Notbetrieb in den Kliniken

Ich bin Krankenpfleger und arbeite in einer erschöpften Organisation, einem Krankenhaus. Erschöpft sind wir alle, die die wichtigen Einrichtungen der öffentlichen Daseinsvorsorge im Gang halten. Klar, keine Grippe ohne Virus, aber diese Erschöpfung lässt uns auch anfälliger werden für Erkältung und Co. Die Erschöpfung hat durch die Pandemie einen Gipfelpunkt gefunden, doch wir wissen, die Arbeitsbedingungen, die diese Erschöpfung herbeigeführt haben, sind Folge der Ökonomisierung durch die Fallpauschalen (DRGs). Technik ist massig vorhanden, Geld in Mengen im System, doch es wurde gespart am Personal, aber auch an der Vorhaltung wichtigen Materials.
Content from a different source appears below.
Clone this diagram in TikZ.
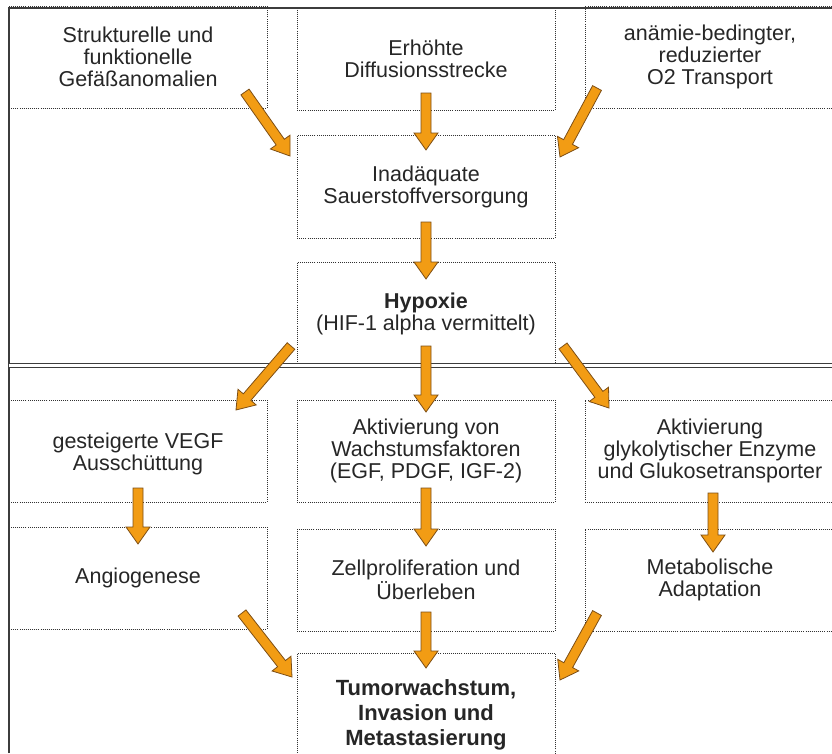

Mit der Pandemie wurde dauerhaft auf Notfallpläne umgestellt. Nun sind es die vielen Erkrankungen von Kolleg:innen, die auf das eh schon am Rande des Abgrunds taumelnde System treffen. Wieder ein Notfallplan: Studierende sollen die völlig überforderten Kinderkliniken retten, Pflegepersonal aus dem Erwachsenenbereich in die Kinderkliniken wechseln. Doch Kinder sind keine kleinen Erwachsenen. Es werden Löcher nur scheinbar gestopft, um sie an anderer Stelle zu vertiefen. Die als unterste Haltelinie benannten Pflegepersonaluntergrenzen sollen laut K. Lauterbach aufgehoben werden. Der Minister, der einen großen Teil von uns bei der Vergabe der Corona- Prämie 2022 komplett ausschloss. Die Krankenhausgesellschaft fordert, dass covidpositive Beschäftigte weiter Patient:innen versorgen könnten. Unsere Chefs rufen uns auf, zusätzliche Dienste zu leisten, sie kaufen uns unsere Gesundheit ab. Die Chefs, die uns in einen wochenlangen Streik zwangen, als wir versuchten per Tarifvertrag unsere Bedingungen zu verbessern. Jetzt haben sie den Notfall ausgerufen und planbare Eingriffe abgesagt. Viel zu spät. Im Sommer wollten sie noch die Verluste der Pandemie so gering wie möglich halten und bestellten Patient:innen ohne Rücksicht ein. Die Patient:innen brauchen Personal und wir haben davon zu wenig. Nun die Frage, wie die Stimmung ist? Wir sind erschöpft, aber auch unfassbar wütend. Und unsere Wut wird sich Bahnen brechen.